Ламановские идеи были восприняты ее талантливыми учениками и последователями, среди которых в первую очередь следует назвать Надежду Сергеевну Макарову, возглавившую в 1934 году первый творческий центр советского моделирования — Московский Дом моделей одежды. Правда, попытки проводить в искусстве костюма 30-х годов ламановскую линию не увенчались успехом — слишком сильной оказалась тенденция к усложнению и дробности форм костюма, к украшательству и внешней красивости. Тем не менее в те же годы (1936) при организации отделения моделирования одежды в Московском текстильном институте основные положения теоретической программы Н.П. Ламановой легли в основу обучения будущих художников-модельеров.
Возрождение ламановскних принципов бытового костюма началось со второй половины 50-х годов и продолжается поныне. Рассматривая сейчас, в середине 60-х годов, на потускневших, нечетких любительских фотографиях платья Н.П. Ламановой, можно уловить в них через налет моды тех лет немало черт, родственных нашей современной одежде. Они видны прежде всего в конструктивности вещей, в их функциональности, в строгой согласованности украшающих элементов с кроем, в простоте и изяществе.
Если говорить о преемственности принципов Н.П. Ламановой в широком смысле, понимая под этим не только разработку направления моды, а подход к решению всего сложного комплекса проблем современности в этой отрасли художественной промышленности, то их успешно развивает коллектив СХКБ одежды (при Министерстве легкой промышленности РСФСР), возглавляемый А. Левашовой.
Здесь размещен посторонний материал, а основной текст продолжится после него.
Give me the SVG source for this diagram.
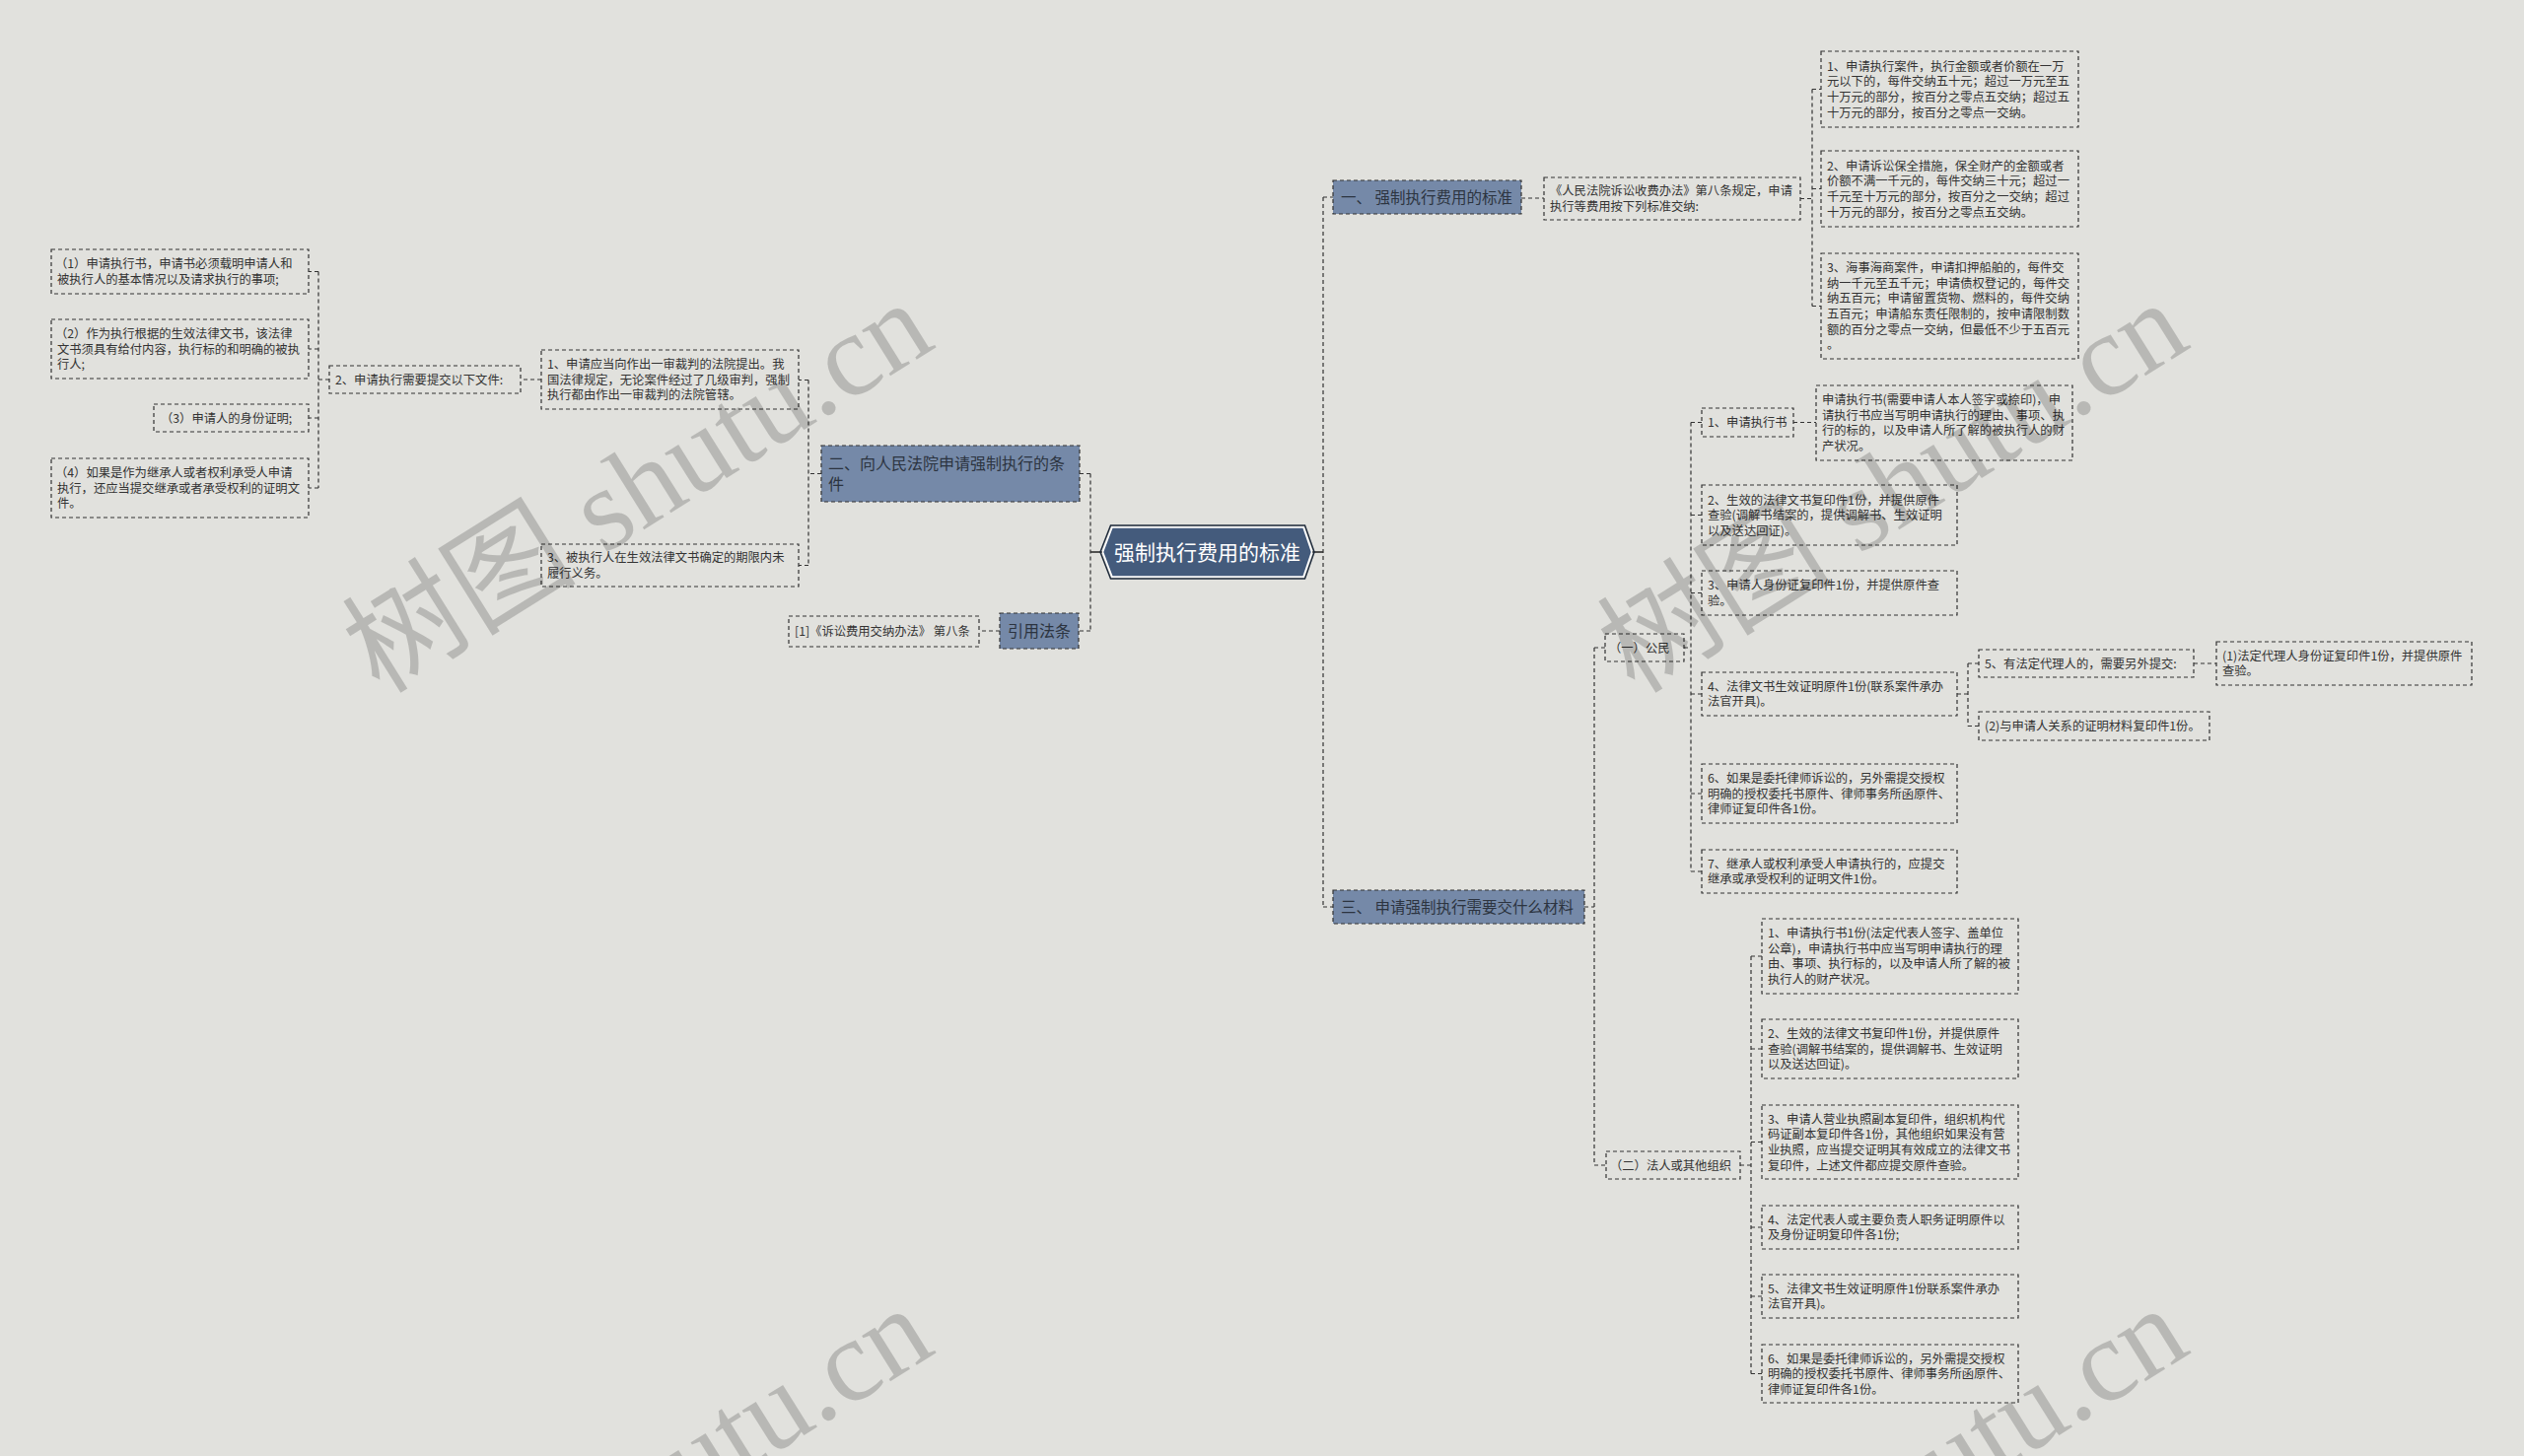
<svg xmlns="http://www.w3.org/2000/svg" width="2560" height="1477" viewBox="0 0 2560 1477">
<style>
.bg{fill:#e1e1dd}
.leaf rect{fill:#e1e1dd;stroke:#333;stroke-width:1.2;stroke-dasharray:4 3}
.leaf text{font-family:"Noto Sans CJK SC","Noto Sans",sans-serif;font-size:12.3px;fill:#333}
.br rect{fill:#7589a8;stroke:#333;stroke-width:1.2;stroke-dasharray:4 3}
.br text{font-family:"Noto Sans CJK SC","Noto Sans",sans-serif;font-size:15.5px;fill:#2c3440}
.conn{fill:none;stroke:#333;stroke-width:1.2;stroke-dasharray:4 3}
.solid{fill:none;stroke:#222;stroke-width:1.6}
.wm{font-family:"Liberation Serif","Noto Sans CJK SC",serif;font-size:119px;fill:#000;fill-opacity:0.18}
</style>
<rect class="bg" x="0" y="0" width="2560" height="1477"/>

<g id="connectors">
<path class="solid" d="M1118 560 H1106 M1331 560 H1342"/>
<path class="conn" d="M1106 480.5 V640 M1106 480.5 H1095 M1106 640 H1094 M1014 640 H993"/>
<path class="conn" d="M833 480.5 H820 M820 385.5 V573.5 M820 385.5 H810 M820 573.5 H810 M549 385 H528"/>
<path class="conn" d="M334 385 H323 M323 275.5 V495 M323 275.5 H313 M323 354 H313 M323 424 H313 M323 495 H313"/>
<path class="conn" d="M1342 200 V920 M1342 200 H1352 M1342 920 H1352 M1543 201 H1566"/>
<path class="conn" d="M1826 201.5 H1838 M1838 90.5 V310.5 M1838 90.5 H1847 M1838 191.5 H1847 M1838 310.5 H1847"/>
<path class="conn" d="M1607 920 H1617 M1617 657 V1182 M1617 657 H1628 M1617 1182 H1629"/>
<path class="conn" d="M1708 657 H1715 M1715 428.5 V884 M1715 428.5 H1726 M1715 522.5 H1726 M1715 601.5 H1726 M1715 704 H1726 M1715 805 H1726 M1715 884 H1726 M1819 428.5 H1842"/>
<path class="conn" d="M1985 704 H1996 M1996 673 V736.5 M1996 673 H2007 M1996 736.5 H2007 M2225 673 H2248"/>
<path class="conn" d="M1765 1182 H1776 M1776 970 V1393.5 M1776 970 H1787 M1776 1064 H1787 M1776 1158.5 H1787 M1776 1245 H1787 M1776 1315 H1787 M1776 1393.5 H1787"/>
</g>

<g id="center">
<polygon points="1116,560 1126.5,533 1323.5,533 1333,560 1323.5,587 1126.5,587" fill="none" stroke="#1e2a3a" stroke-width="1.5"/>
<polygon points="1118.5,560 1128,535 1322,535 1330.5,560 1322,585 1128,585" fill="#445b7c" stroke="#ffffff" stroke-width="1.5"/>
<text x="1224.5" y="568" text-anchor="middle" font-family="Noto Sans CJK SC, sans-serif" font-size="21" fill="#ffffff">强制执行费用的标准</text>
</g>

<g id="b1" class="br"><rect x="1352" y="183" width="191" height="34"/><text x="1360" y="206">一、 强制执行费用的标准</text></g>
<g id="b3" class="br"><rect x="1352" y="903" width="255" height="34"/><text x="1360" y="926">三、 申请强制执行需要交什么材料</text></g>
<g id="b2" class="br"><rect x="833" y="452" width="262" height="57"/><text style="font-size:16px"><tspan x="840" y="476">二、向人民法院申请强制执行的条</tspan><tspan x="840" y="497">件</tspan></text></g>
<g id="bref" class="br"><rect x="1014" y="622" width="80" height="36"/><text x="1022" y="646" style="font-size:16px">引用法条</text></g>

<g id="ref1" class="leaf"><rect x="800" y="625" width="193" height="31"/><text x="806" y="645.1">[1]《诉讼费用交纳办法》 第八条</text></g>

<g id="b1c" class="leaf"><rect x="1566" y="180" width="260" height="43"/><text><tspan x="1572" y="198.3">《人民法院诉讼收费办法》第八条规定，申请</tspan><tspan x="1572" y="213.9">执行等费用按下列标准交纳:</tspan></text></g>

<g id="f1" class="leaf"><rect x="1847" y="52" width="261" height="77"/><text><tspan x="1853" y="71.7">1、申请执行案件，执行金额或者价额在一万</tspan><tspan x="1853" y="87.3">元以下的，每件交纳五十元；超过一万元至五</tspan><tspan x="1853" y="102.9">十万元的部分，按百分之零点五交纳；超过五</tspan><tspan x="1853" y="118.5">十万元的部分，按百分之零点一交纳。</tspan></text></g>
<g id="f2" class="leaf"><rect x="1847" y="153" width="261" height="77"/><text><tspan x="1853" y="172.7">2、申请诉讼保全措施，保全财产的金额或者</tspan><tspan x="1853" y="188.3">价额不满一千元的，每件交纳三十元；超过一</tspan><tspan x="1853" y="203.9">千元至十万元的部分，按百分之一交纳；超过</tspan><tspan x="1853" y="219.5">十万元的部分，按百分之零点五交纳。</tspan></text></g>
<g id="f3" class="leaf"><rect x="1847" y="257" width="261" height="107"/><text><tspan x="1853" y="276.1">3、海事海商案件，申请扣押船舶的，每件交</tspan><tspan x="1853" y="291.7">纳一千元至五千元；申请债权登记的，每件交</tspan><tspan x="1853" y="307.3">纳五百元；申请留置货物、燃料的，每件交纳</tspan><tspan x="1853" y="322.9">五百元；申请船东责任限制的，按申请限制数</tspan><tspan x="1853" y="338.5">额的百分之零点一交纳，但最低不少于五百元</tspan><tspan x="1853" y="354.1">。</tspan></text></g>

<g id="gm" class="leaf"><rect x="1628" y="643" width="80" height="28"/><text x="1632" y="661.6">（一）公民</text></g>
<g id="fr" class="leaf"><rect x="1629" y="1168" width="136" height="28"/><text x="1633" y="1186.6">（二）法人或其他组织</text></g>

<g id="c1" class="leaf"><rect x="1726" y="414" width="93" height="29"/><text x="1732" y="433.1">1、申请执行书</text></g>
<g id="c1a" class="leaf"><rect x="1842" y="391" width="260" height="76"/><text><tspan x="1848" y="410.2">申请执行书(需要申请人本人签字或捺印)，申</tspan><tspan x="1848" y="425.8">请执行书应当写明申请执行的理由、事项、执</tspan><tspan x="1848" y="441.4">行的标的，以及申请人所了解的被执行人的财</tspan><tspan x="1848" y="457">产状况。</tspan></text></g>
<g id="c2" class="leaf"><rect x="1726" y="492" width="259" height="61"/><text><tspan x="1732" y="511.5">2、生效的法律文书复印件1份，并提供原件</tspan><tspan x="1732" y="527.1">查验(调解书结案的，提供调解书、生效证明</tspan><tspan x="1732" y="542.7">以及送达回证)。</tspan></text></g>
<g id="c3" class="leaf"><rect x="1726" y="579" width="259" height="45"/><text><tspan x="1732" y="598.3">3、申请人身份证复印件1份，并提供原件查</tspan><tspan x="1732" y="613.9">验。</tspan></text></g>
<g id="c4" class="leaf"><rect x="1726" y="682" width="259" height="44"/><text><tspan x="1732" y="700.8">4、法律文书生效证明原件1份(联系案件承办</tspan><tspan x="1732" y="716.4">法官开具)。</tspan></text></g>
<g id="c5" class="leaf"><rect x="2007" y="659" width="218" height="28"/><text x="2013" y="677.6">5、有法定代理人的，需要另外提交:</text></g>
<g id="c5a" class="leaf"><rect x="2248" y="651" width="259" height="44"/><text><tspan x="2254" y="669.8">(1)法定代理人身份证复印件1份，并提供原件</tspan><tspan x="2254" y="685.4">查验。</tspan></text></g>
<g id="c5b" class="leaf"><rect x="2007" y="722" width="234" height="29"/><text x="2013" y="741.1">(2)与申请人关系的证明材料复印件1份。</text></g>
<g id="c6" class="leaf"><rect x="1726" y="775" width="259" height="60"/><text><tspan x="1732" y="794">6、如果是委托律师诉讼的，另外需提交授权</tspan><tspan x="1732" y="809.6">明确的授权委托书原件、律师事务所函原件、</tspan><tspan x="1732" y="825.2">律师证复印件各1份。</tspan></text></g>
<g id="c7" class="leaf"><rect x="1726" y="862" width="259" height="44"/><text><tspan x="1732" y="880.8">7、继承人或权利承受人申请执行的，应提交</tspan><tspan x="1732" y="896.4">继承或承受权利的证明文件1份。</tspan></text></g>

<g id="p1" class="leaf"><rect x="1787" y="932" width="260" height="76"/><text><tspan x="1793" y="951.2">1、申请执行书1份(法定代表人签字、盖单位</tspan><tspan x="1793" y="966.8">公章)，申请执行书中应当写明申请执行的理</tspan><tspan x="1793" y="982.4">由、事项、执行标的，以及申请人所了解的被</tspan><tspan x="1793" y="998">执行人的财产状况。</tspan></text></g>
<g id="p2" class="leaf"><rect x="1787" y="1034" width="260" height="60"/><text><tspan x="1793" y="1053">2、生效的法律文书复印件1份，并提供原件</tspan><tspan x="1793" y="1068.6">查验(调解书结案的，提供调解书、生效证明</tspan><tspan x="1793" y="1084.2">以及送达回证)。</tspan></text></g>
<g id="p3" class="leaf"><rect x="1787" y="1121" width="260" height="75"/><text><tspan x="1793" y="1139.7">3、申请人营业执照副本复印件，组织机构代</tspan><tspan x="1793" y="1155.3">码证副本复印件各1份，其他组织如果没有营</tspan><tspan x="1793" y="1170.9">业执照，应当提交证明其有效成立的法律文书</tspan><tspan x="1793" y="1186.5">复印件，上述文件都应提交原件查验。</tspan></text></g>
<g id="p4" class="leaf"><rect x="1787" y="1223" width="260" height="44"/><text><tspan x="1793" y="1241.8">4、法定代表人或主要负责人职务证明原件以</tspan><tspan x="1793" y="1257.4">及身份证明复印件各1份;</tspan></text></g>
<g id="p5" class="leaf"><rect x="1787" y="1293" width="260" height="44"/><text><tspan x="1793" y="1311.8">5、法律文书生效证明原件1份联系案件承办</tspan><tspan x="1793" y="1327.4">法官开具)。</tspan></text></g>
<g id="p6" class="leaf"><rect x="1787" y="1364" width="260" height="59"/><text><tspan x="1793" y="1382.5">6、如果是委托律师诉讼的，另外需提交授权</tspan><tspan x="1793" y="1398.1">明确的授权委托书原件、律师事务所函原件、</tspan><tspan x="1793" y="1413.7">律师证复印件各1份。</tspan></text></g>

<g id="a1" class="leaf"><rect x="549" y="355" width="261" height="60"/><text><tspan x="555" y="374">1、申请应当向作出一审裁判的法院提出。我</tspan><tspan x="555" y="389.6">国法律规定，无论案件经过了几级审判，强制</tspan><tspan x="555" y="405.2">执行都由作出一审裁判的法院管辖。</tspan></text></g>
<g id="a3" class="leaf"><rect x="549" y="552" width="261" height="43"/><text><tspan x="555" y="570.3">3、被执行人在生效法律文书确定的期限内未</tspan><tspan x="555" y="585.9">履行义务。</tspan></text></g>
<g id="a2" class="leaf"><rect x="334" y="371" width="194" height="28"/><text x="340" y="389.6">2、申请执行需要提交以下文件:</text></g>
<g id="d1" class="leaf"><rect x="52" y="253" width="261" height="45"/><text><tspan x="56" y="272.3">（1）申请执行书，申请书必须载明申请人和</tspan><tspan x="58" y="287.9">被执行人的基本情况以及请求执行的事项;</tspan></text></g>
<g id="d2" class="leaf"><rect x="52" y="324" width="261" height="60"/><text><tspan x="56" y="343">（2）作为执行根据的生效法律文书，该法律</tspan><tspan x="58" y="358.6">文书须具有给付内容，执行标的和明确的被执</tspan><tspan x="58" y="374.2">行人;</tspan></text></g>
<g id="d3" class="leaf"><rect x="156" y="410" width="157" height="28"/><text x="163" y="428.6">（3）申请人的身份证明;</text></g>
<g id="d4" class="leaf"><rect x="52" y="465" width="261" height="60"/><text><tspan x="56" y="484">（4）如果是作为继承人或者权利承受人申请</tspan><tspan x="58" y="499.6">执行，还应当提交继承或者承受权利的证明文</tspan><tspan x="58" y="515.2">件。</tspan></text></g>

<g id="watermark">
<text class="wm" transform="translate(385,705) rotate(-32)">树图 shutu.cn</text>
<text class="wm" transform="translate(1658,705) rotate(-32)">树图 shutu.cn</text>
<text class="wm" transform="translate(385,1725) rotate(-32)">树图 shutu.cn</text>
<text class="wm" transform="translate(1658,1725) rotate(-32)">树图 shutu.cn</text>
</g>
</svg>
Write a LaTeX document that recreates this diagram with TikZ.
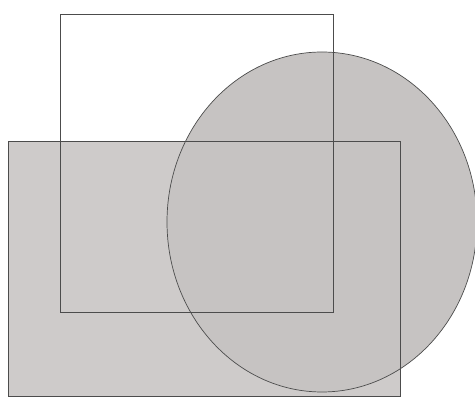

Художники бюро строят свою работу, учитывая тесные взаимосвязи и взаимовлияния факторов экономики, реальных возможностей промышленного производства, эстетических взглядов и вкусов общества, наконец, целого ряда организационных задач. В результате такого подхода рождается тот метод творческого планирования, который бюро убежденно проводит в жизнь и пропагандирует как основу работы современных художников костюма.
Мы коснулись в статье лишь одной стороны деятельности Ламановой — ее работы над бытовым костюмом. Не меньшее место в творческой биографии художницы занимает театральный костюм. Начиная с 1901 года и до конца жизни она трудилась в МХАТ (долгие годы заведуя костюмерной мастерской), в Театре Революции, в театре Евг. Вахтангова, в театре Красной Армии, а также в кино (костюмы к кинофильмам «Аэлита», «Поколение победителей», «Александр Невский», «Цирк» и многим другим).
Надежду Петровну близко знали и высоко ценили А.М. Горький, А.В. Луначарский, К.С. Станиславский, В.И. Качалов, В.А. Серов, А.Я. Головин, С.М. Эйзенштейн, — да всех великих имен и не перечислишь.
Среди архивных документов Московского Художественного театра мне попалась любопытная справка — характеристика Н.П. Ламановой, подписанная Станиславским в 1933 году. Вот она: «...Долгое сотрудничество с Н.П. Ламановой, давшее блестящие результаты, позволяет мне считать ее незаменимым, талантливым и почти единственным специалистом в области знания и создания театрального костюма. Директор МХАТ СССР им. Горького К. Станиславский».
Можно было бы еще много рассказать об удивительном человеке и выдающемся художнике, каким была Надежда Петровна Ламанова. Несомненно одно — ее имя должно занять заслуженное место среди лучших представителей советской культуры.
- ↵ Протоколы Первой Всероссийской конференции по художественной промышленности, 1919, М., 1920, стр. 37.
- ↵ Эта программа целиком была оглашена на выставке 1928 года «Кустарная ткань и вышивка в современном женском костюме», организованной ГАХН.